* START *

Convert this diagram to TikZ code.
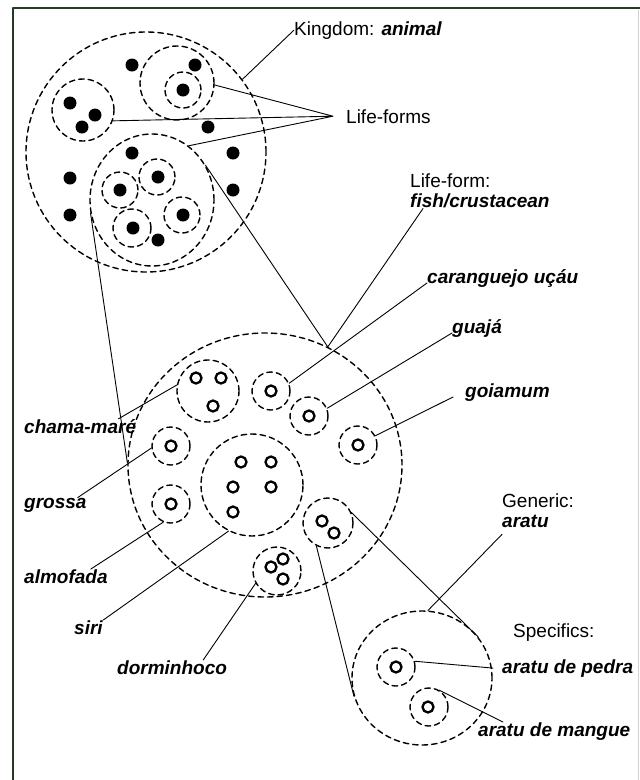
\documentclass[tikz,border=0pt]{standalone}
\usepackage{fontspec}
\setmainfont{Liberation Sans}
\usetikzlibrary{shapes.geometric,positioning}
\definecolor{framegreen}{RGB}{38,58,40}
\newcommand{\bitext}[1]{\textbf{\textit{#1}}}

\begin{document}
\begin{tikzpicture}[line join=round, line cap=round, x=1pt, y=-1pt]
	\tikzset{every node/.style={font=\fontsize{19}{20}\selectfont},
		grp/.style={circle, draw, dash pattern=on 5.5pt off 4pt, line width=1.4pt, inner sep=0pt, minimum size=#1pt},
		grpe/.style 2 args={ellipse, draw, dash pattern=on 5.5pt off 4pt, line width=1.4pt, inner sep=0pt, minimum width=#1pt, minimum height=#2pt},
		bdot/.style={circle, fill, inner sep=0pt, minimum size=13pt},
		odot/.style={circle, draw, line width=2.3pt, inner sep=0pt, minimum size=11pt},
		lbl/.style={anchor=base west, inner sep=0pt},
		conn/.style={line width=0.9pt}}
	\useasboundingbox (0,0) rectangle (640,780);
	\draw[line width=2pt, framegreen] (13,780) -- (13,8) -- (640,8);
	\draw[gray!35] (638,10) -- (638,780);
	\node[grp=240] (king) at (146,152) {};
	\node[grpe={124}{132}] (lfc) at (152,200) {};
	\node[grpe={274}{264}] (fish) at (265,465) {};
	\node[grpe={140}{134}] (gen) at (422,678) {};
	\foreach \n/\x/\y/\d in {lfa/177/83/74, lfa1/183/90/36, lfb/83/110/62,
		lfc1/120/190/36, lfc2/157/177/36, lfc3/132/228/38, lfc4/182/215/36,
		chama/208/391/62, car/271/391/38, guaja/309/416/38, goia/358/445/38,
		grossa/171/446/38, almo/171/504/38, siri/252/485/102, aratu/328/523/50,
		dormi/277/571/48, pedra/396/667/38, mangue/429/707/38}
	\node[grp=\d] (\n) at (\x,\y) {};
	\foreach \x/\y [count=\i] in {132/65, 195/65, 183/90, 70/103, 95/115, 82/127,
		208/127, 132/153, 233/153, 70/178, 158/177, 120/190, 233/190, 70/215,
		183/215, 133/228, 158/240}
	\node[bdot] (k\i) at (\x,\y) {};
	\foreach \x/\y [count=\i] in {196/378, 221/378, 213/406, 271/391, 309/416,
		358/445, 171/446, 171/504, 241/462, 271/462, 233/487, 271/487, 233/512,
		322/521, 334/533, 271/567, 283/559, 283/579, 396/667, 428/707}
	\node[odot] (s\i) at (\x,\y) {};
	\node[lbl] (kinglbl) at (294,35) {Kingdom: \bitext{animal}};
	\node[lbl] (lflbl) at (346,123) {Life-forms};
	\node[inner sep=0pt, anchor=north west, align=left] (fishlbl) at (410,174) {Life-form:\\\bitext{fish/crustacean}};
	\node[lbl] (carlbl) at (427,283) {\bitext{caranguejo uçáu}};
	\node[lbl] (guajalbl) at (452,333) {\bitext{guajá}};
	\node[lbl] (goialbl) at (465,397) {\bitext{goiamum}};
	\node[inner sep=0pt, anchor=north west, align=left] (genlbl) at (502,494) {Generic:\\\bitext{aratu}};
	\node[lbl] (speclbl) at (513,637) {Specifics:};
	\node[lbl] (pedralbl) at (502,673) {\bitext{aratu de pedra}};
	\node[lbl] (manglbl) at (478,736) {\bitext{aratu de mangue}};
	\node[lbl] (chamalbl) at (24,433) {\bitext{chama-maré}};
	\node[lbl] (grossalbl) at (24,508) {\bitext{grossa}};
	\node[lbl] (almolbl) at (24,583) {\bitext{almofada}};
	\node[lbl] (sirilbl) at (74,634) {\bitext{siri}};
	\node[lbl] (dormilbl) at (117,674) {\bitext{dorminhoco}};
	\coordinate[left=13pt of lflbl.west] (lfjoin);
	\draw[conn] (king.37) -- (kinglbl.west);
	\draw[conn] (lfa.-3) -- (lfjoin) -- (lfb.-20) (lfjoin) -- (lfc.56);
	\draw[conn] (lfc.33) -- (fish.62) -- ([xshift=13pt]fishlbl.south west);
	\draw[conn] (lfc.192) -- (fish.179);
	\draw[conn] (car.23) -- (carlbl.base west);
	\draw[conn] (guaja.23) -- (guajalbl.base west);
	\draw[conn] (goia.28) -- ([xshift=-12pt]goialbl.base west);
	\draw[conn] (chama.169) -- ([xshift=-18pt]chamalbl.north east);
	\draw[conn] (grossa.186) -- ([xshift=-9pt]grossalbl.north east);
	\draw[conn] (almo.247) -- ([xshift=-17pt]almolbl.north east);
	\draw[conn] (siri.243) -- (sirilbl.north east);
	\draw[conn] (dormi.210) -- ([xshift=-24pt]dormilbl.north east);
	\draw[conn] (aratu.24) -- (gen.36);
	\draw[conn] (aratu.243) -- (gen.195);
	\draw[conn] (gen.85) -- ([yshift=-6pt]genlbl.south west);
	\draw[conn] (pedra.17) -- ([xshift=-9pt]pedralbl.west);
	\draw[conn] (mangue.59) -- ([xshift=25pt]manglbl.north west);
\end{tikzpicture}
\end{document}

* END *

# Work to complete
Quote the material word for word, dropping any images it holds.

# Response to the exercise
Convert this diagram to TikZ code.
\documentclass[tikz,border=0pt]{standalone}
\usepackage{fontspec}
\setmainfont{Liberation Sans}
\usetikzlibrary{shapes.geometric,positioning}
\definecolor{framegreen}{RGB}{38,58,40}
\newcommand{\bitext}[1]{\textbf{\textit{#1}}}

\begin{document}
\begin{tikzpicture}[line join=round, line cap=round, x=1pt, y=-1pt]
	\tikzset{every node/.style={font=\fontsize{19}{20}\selectfont},
		grp/.style={circle, draw, dash pattern=on 5.5pt off 4pt, line width=1.4pt, inner sep=0pt, minimum size=#1pt},
		grpe/.style 2 args={ellipse, draw, dash pattern=on 5.5pt off 4pt, line width=1.4pt, inner sep=0pt, minimum width=#1pt, minimum height=#2pt},
		bdot/.style={circle, fill, inner sep=0pt, minimum size=13pt},
		odot/.style={circle, draw, line width=2.3pt, inner sep=0pt, minimum size=11pt},
		lbl/.style={anchor=base west, inner sep=0pt},
		conn/.style={line width=0.9pt}}
	\useasboundingbox (0,0) rectangle (640,780);
	\draw[line width=2pt, framegreen] (13,780) -- (13,8) -- (640,8);
	\draw[gray!35] (638,10) -- (638,780);
	\node[grp=240] (king) at (146,152) {};
	\node[grpe={124}{132}] (lfc) at (152,200) {};
	\node[grpe={274}{264}] (fish) at (265,465) {};
	\node[grpe={140}{134}] (gen) at (422,678) {};
	\foreach \n/\x/\y/\d in {lfa/177/83/74, lfa1/183/90/36, lfb/83/110/62,
		lfc1/120/190/36, lfc2/157/177/36, lfc3/132/228/38, lfc4/182/215/36,
		chama/208/391/62, car/271/391/38, guaja/309/416/38, goia/358/445/38,
		grossa/171/446/38, almo/171/504/38, siri/252/485/102, aratu/328/523/50,
		dormi/277/571/48, pedra/396/667/38, mangue/429/707/38}
	\node[grp=\d] (\n) at (\x,\y) {};
	\foreach \x/\y [count=\i] in {132/65, 195/65, 183/90, 70/103, 95/115, 82/127,
		208/127, 132/153, 233/153, 70/178, 158/177, 120/190, 233/190, 70/215,
		183/215, 133/228, 158/240}
	\node[bdot] (k\i) at (\x,\y) {};
	\foreach \x/\y [count=\i] in {196/378, 221/378, 213/406, 271/391, 309/416,
		358/445, 171/446, 171/504, 241/462, 271/462, 233/487, 271/487, 233/512,
		322/521, 334/533, 271/567, 283/559, 283/579, 396/667, 428/707}
	\node[odot] (s\i) at (\x,\y) {};
	\node[lbl] (kinglbl) at (294,35) {Kingdom: \bitext{animal}};
	\node[lbl] (lflbl) at (346,123) {Life-forms};
	\node[inner sep=0pt, anchor=north west, align=left] (fishlbl) at (410,174) {Life-form:\\\bitext{fish/crustacean}};
	\node[lbl] (carlbl) at (427,283) {\bitext{caranguejo uçáu}};
	\node[lbl] (guajalbl) at (452,333) {\bitext{guajá}};
	\node[lbl] (goialbl) at (465,397) {\bitext{goiamum}};
	\node[inner sep=0pt, anchor=north west, align=left] (genlbl) at (502,494) {Generic:\\\bitext{aratu}};
	\node[lbl] (speclbl) at (513,637) {Specifics:};
	\node[lbl] (pedralbl) at (502,673) {\bitext{aratu de pedra}};
	\node[lbl] (manglbl) at (478,736) {\bitext{aratu de mangue}};
	\node[lbl] (chamalbl) at (24,433) {\bitext{chama-maré}};
	\node[lbl] (grossalbl) at (24,508) {\bitext{grossa}};
	\node[lbl] (almolbl) at (24,583) {\bitext{almofada}};
	\node[lbl] (sirilbl) at (74,634) {\bitext{siri}};
	\node[lbl] (dormilbl) at (117,674) {\bitext{dorminhoco}};
	\coordinate[left=13pt of lflbl.west] (lfjoin);
	\draw[conn] (king.37) -- (kinglbl.west);
	\draw[conn] (lfa.-3) -- (lfjoin) -- (lfb.-20) (lfjoin) -- (lfc.56);
	\draw[conn] (lfc.33) -- (fish.62) -- ([xshift=13pt]fishlbl.south west);
	\draw[conn] (lfc.192) -- (fish.179);
	\draw[conn] (car.23) -- (carlbl.base west);
	\draw[conn] (guaja.23) -- (guajalbl.base west);
	\draw[conn] (goia.28) -- ([xshift=-12pt]goialbl.base west);
	\draw[conn] (chama.169) -- ([xshift=-18pt]chamalbl.north east);
	\draw[conn] (grossa.186) -- ([xshift=-9pt]grossalbl.north east);
	\draw[conn] (almo.247) -- ([xshift=-17pt]almolbl.north east);
	\draw[conn] (siri.243) -- (sirilbl.north east);
	\draw[conn] (dormi.210) -- ([xshift=-24pt]dormilbl.north east);
	\draw[conn] (aratu.24) -- (gen.36);
	\draw[conn] (aratu.243) -- (gen.195);
	\draw[conn] (gen.85) -- ([yshift=-6pt]genlbl.south west);
	\draw[conn] (pedra.17) -- ([xshift=-9pt]pedralbl.west);
	\draw[conn] (mangue.59) -- ([xshift=25pt]manglbl.north west);
\end{tikzpicture}
\end{document}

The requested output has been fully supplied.